Here is the text he composed:

The Litany of Humility

O Jesus! meek and humble of heart, Hear me.

From the desire of being esteemed,
Deliver me, Jesus.

From the desire of being loved…
From the desire of being extolled …
From the desire of being honored …
From the desire of being praised …
From the desire of being preferred to others…
From the desire of being consulted …
From the desire of being approved …
From the fear of being humiliated …
From the fear of being despised…
From the fear of suffering rebukes …
From the fear of being calumniated …
From the fear of being forgotten …
From the fear of being ridiculed …
From the fear of being wronged …
From the fear of being suspected …

That others may be loved more than I,
Jesus, grant me the grace to desire it.

That others may be esteemed more than I …
That, in the opinion of the world,
others may increase and I may decrease …
That others may be chosen and I set aside …
That others may be praised and I unnoticed …
That others may be preferred to me in everything…
That others may become holier than I, provided that I may become as holy as I should…


Having prayed this beautiful and powerful litany for some time, it has struck me that it could be supplemented (though certainly not replaced) by another litany, comprised mostly of verses of Scripture. The strength of this approach is that it specifically uses the words that God has given us to approach him. Here is one possible formulation of a scriptural litany of humility, which is not a litany of invocations, but a litany of texts. I have included the references to the passages for further reading and meditation.

A Scriptural Litany of Humility:

O Most Blessed Trinity,

You have made me in your image and likeness (Gen 1),

and yet through my sin, I have become a worm and not a man (Ps 22).

This is due of the weakness of my flesh (Mt 26:41),

which is like grass that springs up in the morning, and withers before evening (Ps 90:5-6).

I acknowledge that I am a sinner (Ps 41:4; Lk, 18:13),

as I do not do what I want, but I do the very thing I hate (Rom 7:15).

I know my transgressions, and my sin is always before me.

I have sinned against You, and have done evil in Your sight (Ps 51).

Truly my mother conceived me in sin (Ps 51),

and I myself have sinned against Heaven and before You, and am not worthy to be called your son (Lk 15).

Therefore, I profess that I am not worthy that you should enter under my roof,

but I ask you to say the word that I may be healed (Mt 8:8).

No servant is great than his master (Jn 15:20),

and you have emptied yourself and taken the form of a slave, accepting even death, death on a Cross (Phil 2).

Therefore, help me to deny myself, to take up my Cross daily and follow you (Lk 9:23).

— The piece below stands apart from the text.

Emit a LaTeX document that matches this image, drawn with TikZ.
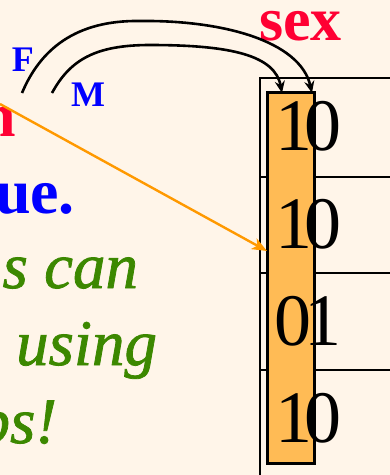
\documentclass[tikz,border=0pt]{standalone}
\usepackage{fontspec}
\setmainfont{Liberation Serif}
\newfontfamily\heavyit{Liberation Serif}[FakeBold=1.2]
\usetikzlibrary{arrows.meta}
\definecolor{bg}{RGB}{255,245,233}
\definecolor{slred}{RGB}{255,0,51}
\definecolor{slblue}{RGB}{0,0,255}
\definecolor{slgreen}{RGB}{60,136,0}
\definecolor{barfill}{RGB}{255,187,85}
\definecolor{arrorange}{RGB}{255,153,0}
\begin{document}
\begin{tikzpicture}[x=1pt,y=-1pt,
  txt/.style={inner sep=0pt, outer sep=0pt},
  digits/.style={txt, anchor=base west, font=\fontsize{74}{80}\selectfont},
  bigred/.style={txt, text=slred, font=\bfseries\fontsize{62}{70}\selectfont},
  bigblue/.style={txt, text=slblue, font=\bfseries\fontsize{64}{70}\selectfont},
  greenit/.style={txt, text=slgreen, font=\heavyit\itshape\fontsize{65}{75}\selectfont},
  smallblue/.style={txt, text=slblue, font=\bfseries\fontsize{36}{40}\selectfont, anchor=base west},
  tableline/.style={line width=2.6pt, black},
  bar/.style={draw=black, line width=2.4pt, fill=barfill, minimum width=47pt, minimum height=371pt, inner sep=0pt},
  link/.style={line width=2.6pt, black, -{Stealth[length=12pt,width=10pt,inset=4pt]}},
  pointer/.style={line width=2.4pt, arrorange, -{Stealth[length=15pt,width=12pt,inset=4pt]}}
]
\useasboundingbox (0,0) rectangle (390,475);
\fill[bg] (0,0) rectangle (390,475);
\clip (0,0) rectangle (390,475);

% table
\draw[tableline] (260,477) -- (260,78) -- (392,78);
\draw[tableline] (260,177) -- (392,177);
\draw[tableline] (260,273) -- (392,273);
\draw[tableline] (260,370) -- (392,370);

% bitmap column
\node[bar] (bar) at (291,278) {};

% digits
\node[digits] (r1) at (275,150) {1\kern-8pt 0};
\node[digits] (r2) at (275,248) {1\kern-8pt 0};
\node[digits] (r3) at (274,345) {0\kern-7pt 1};
\node[digits] (r4) at (275,442) {1\kern-8pt 0};

% texts
\node[bigred, anchor=base west] (sex) at (259,40) {sex};
\node[bigred, anchor=base east] (redn) at (16,136) {n};
\node[bigblue, anchor=base east] (ue) at (75,213) {ue.};
\node[greenit, anchor=base east] (l1) at (138,288) {s can};
\node[greenit, anchor=base east] (l2) at (157,365) {using};
\node[greenit, anchor=base east] (l3) at (57,443) {ps!};
\node[smallblue] (F) at (12,71) {F};
\node[smallblue] (M) at (71,106) {M};

% connectors
\coordinate (fF) at (22,93);
\coordinate (fM) at (52,93);
\coordinate (tipF) at (312,93);
\coordinate (tipM) at (282,93);
\draw[link] (fF) .. controls (40,50) and (75,20) .. (140,21) .. controls (220,20) and (300,40) .. (tipF);
\draw[link] (fM) .. controls (70,60) and (95,45) .. (150,45) .. controls (230,45) and (275,55) .. (tipM);

\coordinate (ostart) at (0,104);
\coordinate (tipO) at (267,251);
\draw[pointer] (ostart) -- (tipO);
\end{tikzpicture}
\end{document}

In following you, Lord, may you increase in my life as I decrease (Jn 3:30),

so that it may no longer be I living, but you living in me (Gal 2:20).

You have told me that without you I can do nothing (Jn 15:5-7).

Therefore, Lord, I pray specifically for humility,

for you oppose the proud and give grace to the humble (1 Pet 5:5).

Grant me humility that I may not seek anything too great for me (Ps 131:1),

or think more highly of myself than I should (Rom 12:3).

Jesus, make me like you, meek and humble of heart (Mt 11:29).

Give me a spirit of righteousness, godliness, faith, love, steadfastness, and gentleness (1 Tim 6:11).

Humble me and make me like a child in your arms (Mt 18:4).

Make me humble so that I may be exalted with and in you forever (Luke 14:11).


God wants us to set our sights on great things. As Christian men he wants us to be leaders for our families and parishes. In order to so we must keep our sights firmly on him and continually recognize that like Peter we will sink in the waters if we take our eyes off of him. We need to continually pray, asking God to instill humility in us so that through our dependence on him we may reach the greatest thing of all: union with him.

  • Joe

    This is a fantastic article! Thank you so much, and I especially love the Scriptural Litany. God Bless

    • Matt Wagner


      I saved your Scriptural Litany to my “favorite prayers” in Evernote. Thank you!